In 1968 I left law school (and perhaps a promising career in law) to protest the war in Vietnam. I wanted to be right more than anything. I thought opposition to the Vietnam War was the best thing that I could do for my country. I imagined that future generations of Americans and Vietnamese would admire me for taking a stand against the war when it was unpopular to do so. I chose saving the lives of my contemporaries over my own career. I thought I would be admired because I asked my draft board to order me to do two years of service as a conscientious objector while my student deferment was still active. I was puffed up with self-rectitude when my draft board reclassified me as a conscientious objector. I knew that I was right to be against the Vietnam War. My draft board ordered me to find an acceptable job that was in the “national health safety or interest” and perform it successfully for two years. I turned down a job doing public relations for Boston Children’s Hospital because I was afraid that it would tarnish my sterling image. The job seemed too much in my career path at a time when so many members of my generation were dying in Vietnam. I thought it wouldn’t look “good” if I had a “good” job while men my age were dying in Vietnam.
I accepted a job at the Walter Fernald School. The children at the school had Intellectual and Developmental Disabilities but they were called retarded. At the time it was easier for people to blame the children for their disability than it was to do anything to ameliorate it. I was appalled that the majority of the parents of these children never visited them. I felt morally superior to the parents because I spent eight hours a day at the school with the children they never visited.
While at Fernald I counseled young men who were about to be drafted to file as conscientious objectors with their draft board just as I did, in order to make a statement against the war and perhaps end it. When these young men refused to file as conscientious objectors, I felt superior to them too.
After my two years as a conscientious objector ended, I was offered a job as Press Secretary to Westchester Republican Congressman Peter A. Peyser, but turned it down because Peyser backed Nixon. I accepted a job writing, editing, and broadcasting local news in Roanoke Virginia with a CBS radio affiliate that was owned by a newspaper. I loved broadcasting the news, but I felt that doing commercials somehow tainted my reputation even though the station was not very profitable. The station was sold to someone who made it more profitable by cutting the news budget and replacing the disc jockeys with automated systems that generated both music and commercials.
In the presidential election 1972, I again showed that I would rather be right than be happy when I worked very hard to unsuccessfully persuade people in Roanoke to vote for McGovern in order to end the war in Vietnam. I became blind to political realities. I knew there was almost no chance that a single controversial issue, would be enough to get McGovern elected. Six years earlier, when I participated in the Washington Semester Program, I sat at a staff desk in the office of Sen. Ed Muskie’s Senate Public Works Committee where I saw Sen. Muskie at work. I admired Muskie much more than I did McGovern. I allowed the importance of being absolutely right to override the nuanced shades of democracy.

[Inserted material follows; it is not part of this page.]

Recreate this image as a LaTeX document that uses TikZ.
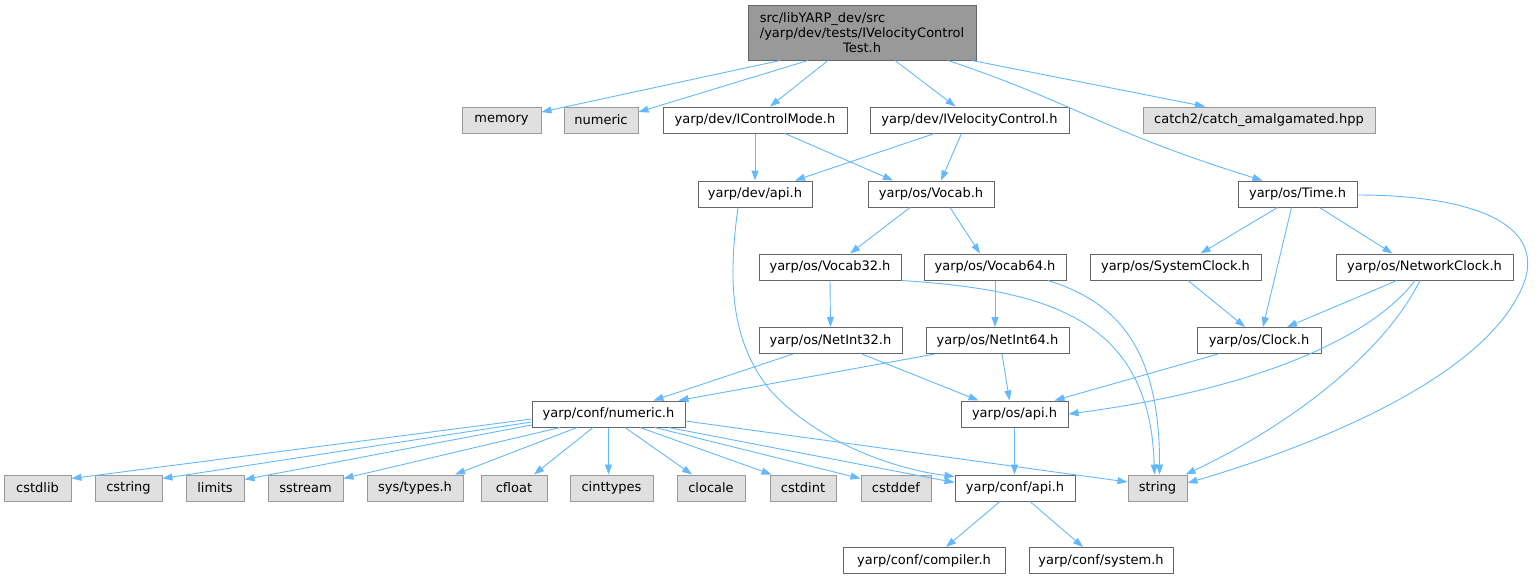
\documentclass[tikz,border=0pt]{standalone}
\usepackage{fontspec}
\setmainfont{DejaVu Sans}
\usetikzlibrary{arrows.meta}
\definecolor{edgeblue}{HTML}{63B8FF}
\definecolor{boxline}{HTML}{666666}
\definecolor{extline}{HTML}{999999}
\definecolor{extfill}{HTML}{E0E0E0}
\definecolor{topfill}{HTML}{999999}
\begin{document}
\begin{tikzpicture}[x=1pt,y=-1pt,
  box/.style={draw=boxline, fill=white, line width=1pt, minimum height=26pt, inner sep=0pt, font=\fontsize{13}{15}\selectfont},
  ext/.style={box, draw=extline, fill=extfill},
  topbox/.style={box, fill=topfill, draw=boxline, align=center},
  dep/.style={draw=edgeblue, line width=0.9pt, -{Triangle[length=10pt,width=7pt]}}]
\useasboundingbox (0,0) rectangle (1538,579);
% nodes
\node[topbox, minimum width=228pt, minimum height=55pt] (top) at (862,32.5)
  {\rlap{src/libYARP\_dev/src}\phantom{/yarp/dev/tests/IVelocityControl}\\/yarp/dev/tests/IVelocityControl\\Test.h};
\node[ext, minimum width=79pt] (memory) at (501.5,120) {memory};
\node[ext, minimum width=74pt] (numeric) at (601,120) {numeric};
\node[box, minimum width=184pt] (icm) at (755,120) {yarp/dev/IControlMode.h};
\node[box, minimum width=199pt] (ivc) at (969.5,120) {yarp/dev/IVelocityControl.h};
\node[ext, minimum width=232pt] (catch) at (1259,120) {catch2/catch\_amalgamated.hpp};
\node[box, minimum width=114pt] (devapi) at (755,194) {yarp/dev/api.h};
\node[box, minimum width=126pt] (vocab) at (931,194) {yarp/os/Vocab.h};
\node[box, minimum width=119pt] (time) at (1297.5,194) {yarp/os/Time.h};
\node[box, minimum width=142pt] (v32) at (830,267) {yarp/os/Vocab32.h};
\node[box, minimum width=142pt] (v64) at (995,267) {yarp/os/Vocab64.h};
\node[box, minimum width=171pt] (sysclock) at (1175.5,267) {yarp/os/SystemClock.h};
\node[box, minimum width=177pt] (netclock) at (1424.5,267) {yarp/os/NetworkClock.h};
\node[box, minimum width=143pt] (ni32) at (830.5,340.5) {yarp/os/NetInt32.h};
\node[box, minimum width=143pt] (ni64) at (997.5,340.5) {yarp/os/NetInt64.h};
\node[box, minimum width=124pt] (clock) at (1259,340.5) {yarp/os/Clock.h};
\node[box, minimum width=153pt] (confnum) at (608.5,414) {yarp/conf/numeric.h};
\node[box, minimum width=107pt] (osapi) at (1014.5,414) {yarp/os/api.h};
\node[ext, minimum width=67pt] (cstdlib) at (37.5,488) {cstdlib};
\node[ext, minimum width=67pt] (cstring) at (128.5,488) {cstring};
\node[ext, minimum width=58pt] (limits) at (215,488) {limits};
\node[ext, minimum width=75pt] (sstream) at (305.5,488) {sstream};
\node[ext, minimum width=96pt] (systypes) at (415,488) {sys/types.h};
\node[ext, minimum width=66pt] (cfloat) at (514,488) {cfloat};
\node[ext, minimum width=83pt] (cinttypes) at (611.5,488) {cinttypes};
\node[ext, minimum width=68pt] (clocale) at (711,488) {clocale};
\node[ext, minimum width=66pt] (cstdint) at (803,488) {cstdint};
\node[ext, minimum width=70pt] (cstddef) at (896,488) {cstddef};
\node[box, minimum width=120pt] (confapi) at (1015,488) {yarp/conf/api.h};
\node[ext, minimum width=59pt] (string) at (1157.5,488) {string};
\node[box, minimum width=162pt] (compiler) at (924,560.5) {yarp/conf/compiler.h};
\node[box, minimum width=144pt] (system) at (1101,560.5) {yarp/conf/system.h};
% edges from top
\draw[dep] ([xshift=-82]top.south) -- ([yshift=8]memory.east);
\draw[dep] ([xshift=-54]top.south) -- ([yshift=8]numeric.east);
\draw[dep] ([xshift=-34]top.south) -- ([xshift=15]icm.north);
\draw[dep] ([xshift=33]top.south) -- ([xshift=-14]ivc.north);
\draw[dep] ([xshift=86]top.south) .. controls (1080,105) and (1100,130) .. ([xshift=-35]time.north);
\draw[dep] ([xshift=110]top.south) -- ([xshift=-54]catch.north);
% row 2
\draw[dep] (icm.south) -- (devapi.north);
\draw[dep] ([xshift=30]icm.south) -- ([xshift=-38]vocab.north);
\draw[dep] ([xshift=-35]ivc.south) -- ([xshift=40]devapi.north);
\draw[dep] ([xshift=-8]ivc.south) -- ([xshift=10]vocab.north);
% row 3
\draw[dep] ([xshift=-17]devapi.south) .. controls (728,280) and (730,340) .. (770,390) .. controls (820,445) and (900,470) .. ([yshift=-2]confapi.north west);
\draw[dep] ([xshift=-21]vocab.south) -- ([xshift=20]v32.north);
\draw[dep] ([xshift=19]vocab.south) -- ([xshift=-15]v64.north);
\draw[dep] ([xshift=-20]time.south) -- ([xshift=25]sysclock.north);
\draw[dep] ([xshift=-6]time.south) -- ([xshift=4]clock.north);
\draw[dep] ([xshift=22]time.south) -- ([xshift=-32]netclock.north);
\draw[dep] ([yshift=-1]time.east) .. controls (1450,195) and (1545,215) .. (1525,280) .. controls (1490,380) and (1300,450) .. ([yshift=5]string.east);
% row 4
\draw[dep] (v32.south) -- (ni32.north);
\draw[dep] (v32.south east) .. controls (1050,290) and (1150,320) .. ([xshift=-3]string.north);
\draw[dep] (v64.south) -- (v64.south |- ni64.north);
\draw[dep] ([xshift=53]v64.south) .. controls (1110,300) and (1160,340) .. ([xshift=2]string.north);
\draw[dep] ([xshift=12.5]sysclock.south) -- ([xshift=-14]clock.north);
\draw[dep] ([xshift=-27.5]netclock.south) -- ([xshift=28]clock.north);
\draw[dep] ([xshift=-9.5]netclock.south) .. controls (1370,340) and (1250,390) .. (osapi.east);
\draw[dep] ([xshift=-4.5]netclock.south) .. controls (1380,360) and (1280,430) .. ([xshift=-2]string.north east);
% row 5
\draw[dep] ([xshift=-37.5]ni32.south) -- ([xshift=45]confnum.north);
\draw[dep] ([xshift=31.5]ni32.south) -- ([xshift=-36]osapi.north);
\draw[dep] ([xshift=-62.5]ni64.south) -- ([xshift=70]confnum.north);
\draw[dep] ([xshift=4.5]ni64.south) -- ([xshift=-5]osapi.north);
\draw[dep] ([xshift=-41]clock.south) -- ([xshift=40]osapi.north);
% row 6
\draw[dep] ([yshift=-5]confnum.west) -- ([yshift=-4]cstdlib.north east);
\draw[dep] ([yshift=-8]confnum.west) -- ([yshift=-4]cstring.north east);
\draw[dep] ([yshift=-11]confnum.west) -- ([yshift=-5]limits.north east);
\draw[dep] ([xshift=-48.5]confnum.south) -- ([yshift=-4]sstream.north east);
\draw[dep] ([xshift=-31.5]confnum.south) -- ([xshift=40]systypes.north);
\draw[dep] ([xshift=-15.5]confnum.south) -- ([xshift=20]cfloat.north);
\draw[dep] (confnum.south) -- (confnum.south |- cinttypes.north);
\draw[dep] ([xshift=16.5]confnum.south) -- ([xshift=-19]clocale.north);
\draw[dep] ([xshift=31.5]confnum.south) -- ([xshift=2]cstdint.north west);
\draw[dep] ([xshift=46.5]confnum.south) -- ([yshift=-4]cstddef.north west);
\draw[dep] ([xshift=60]confnum.south) -- ([yshift=-8]confapi.north west);
\draw[dep] ([yshift=-7]confnum.east) -- ([yshift=6]string.west);
\draw[dep] (osapi.south) -- (osapi.south |- confapi.north);
% row 7
\draw[dep] ([xshift=-15]confapi.south) -- ([xshift=22]compiler.north);
\draw[dep] ([xshift=15]confapi.south) -- ([xshift=-18]system.north);
\end{tikzpicture}
\end{document}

My father and my political science professors taught me the importance of compromise which I refused to do.
Rosemary Kennedy was born in 1918 with a slight intellectual disability to Joseph and Rose Kennedy. She was their third child. Her older brothers were Joseph Junior and future president Jack Kennedy. Her parents kept her mental disabilities hidden outside the family. As she entered her early 20s, it became more and more difficult to hide her disabilities from the public. In 1940 her parents ordered that she have a lobotomy and sent her away without telling her brothers and sisters. I mention this to show how even the best families did not know how to help their children with disabilities and regarded disabilities as a mark of shame. It is because of Rosemary that the Kennedy family after 1960 championed the rights of people with disabilities. However, I grew up in the 1950s and regarded a disability is a mark of shame.
I was diagnosed with Multiple Sclerosis in Peterborough, NH in 1996. I reacted by denying that I was any less a gift to clients for systems analysis than I was before my diagnosis. I could not deny the results of cognitive tests that showed I had neural damage in my pre-frontal lobe as a result of plaque caused by MS. I looked in the mirror and I saw the same person that I had always seen. I didn’t see a person who could no longer do the one thing that I had learned to do well: understand and accurately document the information flow in a large organization.
I denied that I was worth less in the employment marketplace. I persuaded the people around me, my wife of 25 years and my two wonderful daughters, that I could be as productive as ever. I convinced them because I made the two best real estate transactions of my life followed by the two worst real estate transactions of my life immediately before being diagnosed with MS. I was lying to both my family and myself.
I self-righteously felt I didn’t deserve the MS disability because I had never done anything unethical for my own gain. My grievous error was to think that people with disabilities deserve them.